La décision est tombée. Après sa convocation devant le Conseil de l’ordre des avocats du barreau de Paris fin septembre, Fabrice Di Vizio a découvert ce mercredi en début d’après-midi sa sanction : six mois d’interdiction d’exercer avec sursis et cinq ans d’interdiction de se présenter à l’ordre. Une décision, confirmée à Libération par une source proche du dossier, qui s’avère plus légère que la réquisition de six mois avec sursis mais assortis de trois mois ferme et dix ans d’interdiction de se présenter à l’ordre. La procédure visait des «manquements aux principes essentiels […] de la profession» du médiatique avocat. Plus précisément, ses confrères lui reprochaient des propos jugés vulgaires, grossiers et outranciers tenus sur des réseaux sociaux ou à la télévision, notamment sur le plateau de Touche pas à mon poste de Cyril Hanouna. Contacté par Libération, Fabrice Di Vizio n’exclut pas de faire appel.
«Deux ans de procédure pour ça…» réagit l’intéressé, qui estime la sanction légère mais pas insignifiante. «Je m’interroge sur la possibilité de faire appel, ajoute-t-il, [car] cette décision ouvre une brèche en termes de liberté d’expression de l’avocat qui participe au débat public.» S’il se lance dans un recours, il dit vouloir aller, s’il le faut, «jusque devant la Cour européenne des droits de l’homme». «Cette qualité de débatteur public m’est refusée mais a été reconnue à d’autres avocats et par la Cour de cassation… Si dans cinq ans je veux être candidat et tenir des propos comme Bolsonaro ou Trump, est-ce que je peux ou je serai sanctionné par l’ordre ?»
«Procès politique»
En amont de l’audience du 27 septembre, Fabrice Di Vizio avait dénoncé auprès de Libération un «procès politique» : «J’ai face à moi un ordre des avocats de Paris qui est soutien de Macron, soutien du gouvernement, et je suis la principale figure d’opposition au sein de l’ordre.» Dans une vidéo diffusée sur ses réseaux sociaux, où il compte une importante communauté (plus de 252 000 abonnés sur Twitter), notamment au sein des mouvances antivax et complotiste, il contre-attaquait : «Je serai donc jugé parce que je suis vulgaire et impétueux […]. Extraordinaire de considérer qu’au fond, je suis le digne héritier de Victor Hugo et de Zola en ce qu’ils étaient vulgaires et maintenant moi aussi.»

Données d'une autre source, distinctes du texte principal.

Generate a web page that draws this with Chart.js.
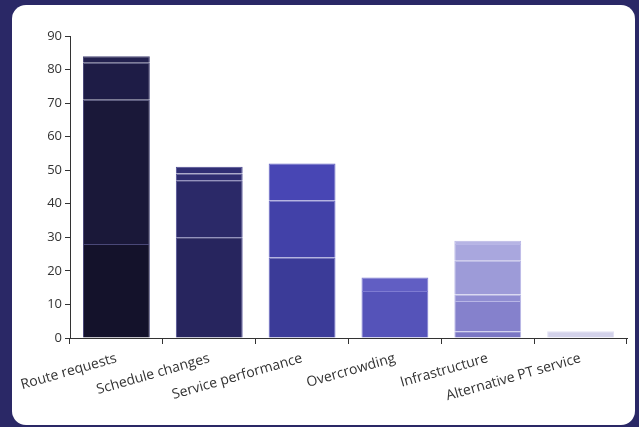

Di Vizio s’était présenté avec 200 partisans à sa convocation devant le Conseil de l’ordre à Paris. L’occasion d’un nouvel esclandre : il s’était ému et avait dénoncé sur Twitter une présence de forces de l’ordre à proximité de la Maison du barreau à Paris, «de façon à limiter des conditions d’accès» de ses soutiens à l’audience – des policiers et des gendarmes en réalité déployés pour la sécurisation du procès de l’attentat de Nice. Fabrice Di Vizio avait alors un temps refusé de participer à l’audience avant de se raviser. Quatre heures de débats avaient suivi, au cours desquels l’avocat avait reconnu la majorité des propos qui lui étaient reprochés. Il a plaidé que ceux-ci étaient «majoritairement destinés au président de la République et au gouvernement» et qu’ils participaient donc à «un débat d’intérêt public».
Pas sanctionné pour avoir incité son public à multiplier les recours
L’acte de poursuite visant Fabrice Di Vizio mentionnait également un tweet de l’intéressé dans lequel il annonçait vouloir mettre un terme au contrat d’une des collaboratrices de son cabinet car elle avait accepté de se faire vacciner. Mais aussi, ce qui n’a toutefois pas été retenu par l’ordre, d’avoir incité son public à multiplier les recours, d’abord au début de la crise du Covid-19, puis contre le pass sanitaire et la vaccination, «sans sensibiliser le public sur les aléas et le temps judiciaire», ni le prévenir contre les éventuelles condamnations dont ils pourraient faire l’objet.
Au début de la pandémie, Di Vizio proposait des plaintes «clé en main», rédigées en des termes identiques et sur un formulaire en ligne à remplir, contre l’ex-Premier ministre Jean Castex, l’ex-ministre de la Santé Olivier Véran, et Jean-Michel Blanquer, ministre de l’Education nationale. Le tout moyennant une participation symbolique de quelques euros. Près de 20 000 plaintes avaient été déposées… toutes classées sans suite par la Cour de justice de la République, seule juridiction habilitée à juger des ministres.